Let me begin by saying that I love to read. My husband loves to read. Our kids love to pore over their books and all of our fabulous library finds. But, this habit has taken a backseat to well, other things.
I have always enjoyed reading: getting drawn into a great story, expanding my knowledge, and challenging my thinking. When my husband and I find something of interest we spend countless hours reading and researching online. For example, when I was first looking into homeschool as an option, you couldn’t find me reading or doing anything unless it was related to homeschool. My hubby has delved into the world of small motors (he wants to build a go kart type vehicle for the kids) and learned about batteries, gear boxes, drills, and most recently aquaponics. So, even though we do read, I would not by any means define us as avid readers.
In an attempt to change our casual reader status to well-read we have a few goals. 1. Read all of the books we have in our house. (Really, how could we have so many titles and have only read maybe half of them?) 2. Choose a book to read “together.” Not a read aloud type deal but a read as we make the time kind of a thing. It’ll be a great way to deepen our relationship as we share our ideas and thoughts on a book. 3. Keep a running list of books to read. I am more likely to pick up a new title if I know I already have an interest in the book. Oh the anticipation!

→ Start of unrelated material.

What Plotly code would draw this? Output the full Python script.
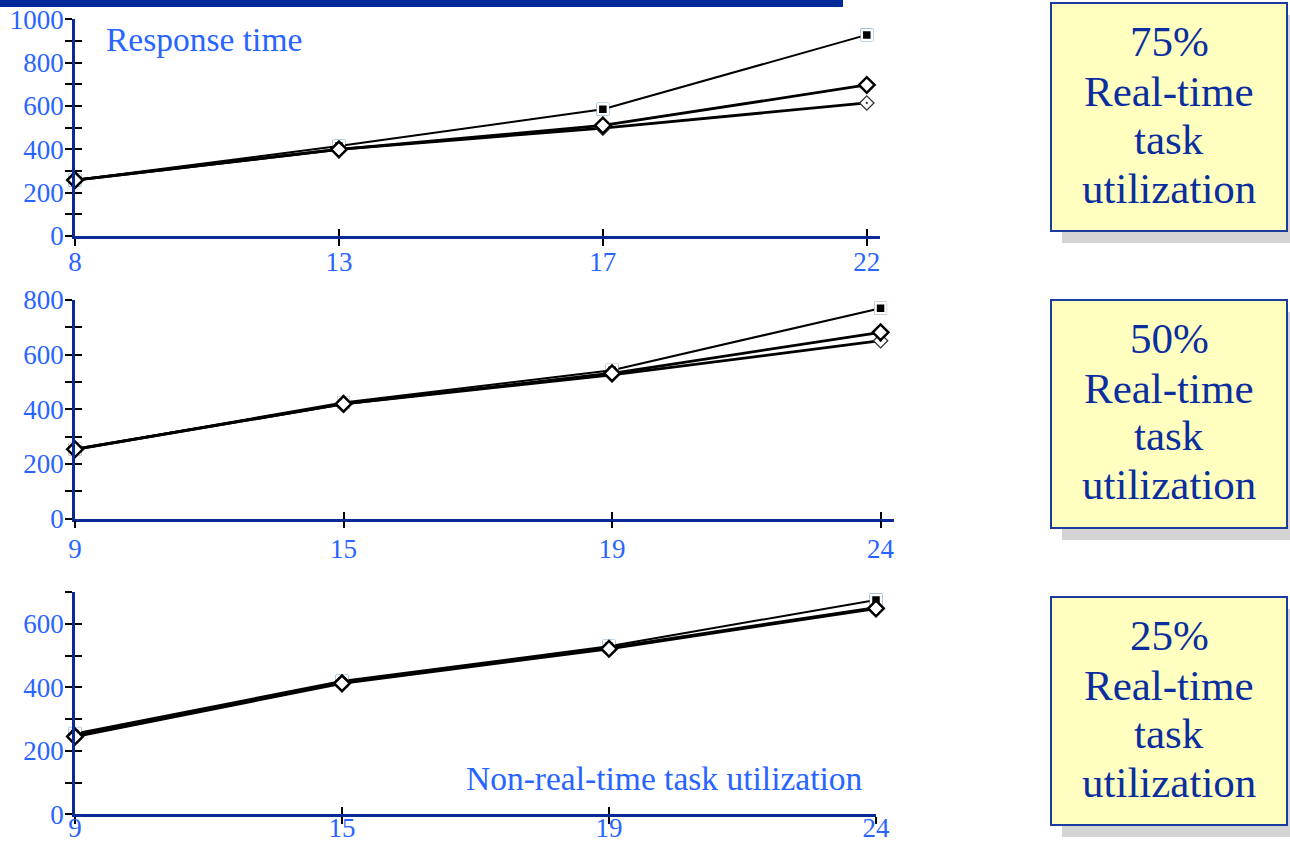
import plotly.graph_objects as go

W, H = 1290, 841

# ---- data -------------------------------------------------------------
# non-real-time task utilization (%) on the x axis of each panel
x_75 = ["8", "13", "17", "22"]
x_50 = ["9", "15", "19", "24"]
x_25 = ["9", "15", "19", "24"]

# response time for the three scheduling variants
sq_75 = [258, 415, 585, 928]
dia_75 = [258, 400, 510, 697]
dot_75 = [258, 400, 498, 614]

sq_50 = [254, 425, 543, 770]
dia_50 = [254, 420, 532, 682]
dot_50 = [254, 420, 526, 651]

sq_25 = [255, 420, 530, 676]
dia_25 = [245, 413, 522, 649]
dot_25 = [250, 416, 525, 652]

# y ticks (every 100, labelled every 200)
yt_75 = [0, 100, 200, 300, 400, 500, 600, 700, 800, 900, 1000]
yl_75 = ["0", "", "200", "", "400", "", "600", "", "800", "", "1000"]
yt_50 = [0, 100, 200, 300, 400, 500, 600, 700, 800]
yl_50 = ["0", "", "200", "", "400", "", "600", "", "800"]
yt_25 = [0, 100, 200, 300, 400, 500, 600, 700]
yl_25 = ["0", "", "200", "", "400", "", "600", ""]

box_titles = ["75%", "50%", "25%"]
box_lines = ["Real-time", "task", "utilization"]

# ---- styling ----------------------------------------------------------
SERIF = "Liberation Serif, Times New Roman, serif"
LABEL_BLUE = "#2864FF"
AXIS_BLUE = "#0A2A98"
NAVY = "#0B2E9E"


def px(x):
    return x / W


def py(y):
    return 1 - y / H


# pixel geometry of each panel: left, right end of x-axis, y of zero, y of top,
# x range end and how far the x tick labels sit from their ticks
panels = [
    dict(x=x_75, s=[sq_75, dia_75, dot_75], yt=yt_75, yl=yl_75, ymax=1000,
         left=75, right=880, y0=236, ytop=19.3, xr=3.05, box_top=3, xstand=-7),
    dict(x=x_50, s=[sq_50, dia_50, dot_50], yt=yt_50, yl=yl_50, ymax=800,
         left=75, right=894, y0=518.7, ytop=300, xr=3.05, box_top=300, xstand=-3),
    dict(x=x_25, s=[sq_25, dia_25, dot_25], yt=yt_25, yl=yl_25, ymax=700,
         left=75, right=876, y0=814.3, ytop=592.3, xr=3.0, box_top=597, xstand=-19),
]

fig = go.Figure()
layout = dict(
    template="none",
    width=W, height=H,
    margin=dict(l=0, r=0, t=0, b=0, pad=0, autoexpand=False),
    paper_bgcolor="white", plot_bgcolor="white",
    showlegend=False,
    font=dict(family=SERIF, color=LABEL_BLUE),
)

series_style = [
    dict(line=dict(color="black", width=2),
         marker=dict(symbol="square", size=10, color="black",
                     line=dict(color="white", width=2.5))),
    dict(line=dict(color="black", width=2.8),
         marker=dict(symbol="diamond", size=12, color="white",
                     line=dict(color="black", width=2.5))),
    dict(line=dict(color="black", width=2.8),
         marker=dict(symbol="diamond-dot", size=11, color="white",
                     line=dict(color="#333", width=1.3))),
]
draw_order = [0, 2, 1]

shapes = [
    # banner along the top edge
    dict(type="rect", xref="paper", yref="paper", x0=0, x1=px(843), y0=py(7), y1=1,
         fillcolor="#00299A", line=dict(width=0), layer="above"),
]
annotations = []

for i, p in enumerate(panels, start=1):
    xa, ya = f"x{i}", f"y{i}"
    xo, yo = f"x{i + 3}", f"y{i + 3}"
    xdom = [px(p["left"]), px(p["right"])]
    ydom = [py(p["y0"]), py(p["ytop"])]
    rng_x = [0, p["xr"]]
    rng_y = [0, p["ymax"]]

    for k in draw_order:
        st = series_style[k]
        if k == 0:
            # thin grey frame around the square markers
            fig.add_trace(go.Scatter(
                x=p["x"], y=p["s"][k], xaxis=xa, yaxis=ya, mode="markers",
                marker=dict(symbol="square-open", size=12,
                            line=dict(color="#777", width=1)),
                cliponaxis=False, hoverinfo="skip"))
        fig.add_trace(go.Scatter(
            x=p["x"], y=p["s"][k], xaxis=xa, yaxis=ya, mode="lines+markers",
            line=st["line"], marker=st["marker"], cliponaxis=False,
            hoverinfo="x+y"))

    # empty traces keep the overlay axes (inner tick halves) on the page
    fig.add_trace(go.Scatter(x=[], y=[], xaxis=xo, yaxis=yo, hoverinfo="skip"))

    tickfont = dict(family=SERIF, size=27, color=LABEL_BLUE)
    common = dict(showgrid=False, zeroline=False, automargin=False,
                  tickwidth=2, tickcolor="black", ticklen=7)
    layout[f"xaxis{i}"] = dict(
        domain=xdom, anchor=ya, type="category", range=rng_x,
        categoryorder="array", categoryarray=p["x"],
        showline=True, linecolor=AXIS_BLUE, linewidth=2.5,
        ticks="outside", tickfont=tickfont,
        ticklabelstandoff=p["xstand"], **common,
    )
    layout[f"yaxis{i}"] = dict(
        domain=ydom, anchor=xa, range=rng_y,
        tickvals=p["yt"], ticktext=p["yl"],
        showline=True, linecolor=AXIS_BLUE, linewidth=2.5,
        ticks="outside", tickfont=tickfont,
        ticklabelstandoff=-4, **common,
    )
    layout[f"xaxis{i + 3}"] = dict(
        domain=xdom, anchor=yo, overlaying=xa, type="category", range=rng_x,
        categoryorder="array", categoryarray=p["x"],
        tickvals=p["x"], showticklabels=False, showline=False,
        ticks="inside", **common,
    )
    layout[f"yaxis{i + 3}"] = dict(
        domain=ydom, anchor=xo, overlaying=ya, range=rng_y,
        tickvals=p["yt"], showticklabels=False, showline=False,
        ticks="inside", **common,
    )

    # side box with shadow
    bt = p["box_top"]
    shapes.append(dict(type="rect", xref="paper", yref="paper",
                       x0=px(1062), x1=px(1300), y0=py(bt + 240), y1=py(bt + 12),
                       fillcolor="#D4D4D4", line=dict(width=0), layer="below"))
    shapes.append(dict(type="rect", xref="paper", yref="paper",
                       x0=px(1051), x1=px(1287), y0=py(bt + 228), y1=py(bt),
                       fillcolor="#FFFFC0", line=dict(color="#1A3C9C", width=2),
                       layer="below"))
    texts = [box_titles[i - 1]] + box_lines
    for t, dy in zip(texts, [38, 88, 136, 185]):
        annotations.append(dict(
            text=t, xref="paper", yref="paper", x=px(1169), y=py(bt + dy),
            xanchor="center", yanchor="middle", showarrow=False,
            font=dict(family=SERIF, size=43, color=NAVY)))

annotations.append(dict(
    text="Response time", xref="paper", yref="paper", x=px(104), y=py(40),
    xanchor="left", yanchor="middle", showarrow=False,
    font=dict(family=SERIF, size=33.5, color=LABEL_BLUE)))
annotations.append(dict(
    text="Non-real-time task utilization", xref="paper", yref="paper",
    x=px(464), y=py(778), xanchor="left", yanchor="middle", showarrow=False,
    font=dict(family=SERIF, size=33.5, color=LABEL_BLUE)))

layout["shapes"] = shapes
layout["annotations"] = annotations
fig.update_layout(**layout)

# page without body margin so the figure sits flush in the window
fig.write_html(
    "out.html",
    post_script="document.body.style.margin='0';document.body.style.overflow='hidden';",
)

Our first choice is Magic Trees of the Mind How to Nurture Your Child’s Intelligence, Creativity, and Healthy Emotions from Birth Through Adolescence by Marian Diamond, Ph.D., and Janet Hopson. This copy was given to us by an aunt who read it for her early education courses. We began reading this a few years ago. Admittedly, I stopped because the beginning was full of information about the brain and neurological processes. It’s difficult for me to understand very technical language related to the medical field (and sometimes to be interested). But, I have a wonderful hubby who always knows how to explain it in a different way for me. And I really do have the desire to get to the good stuff – “learning to develop and expand my child’s mind.”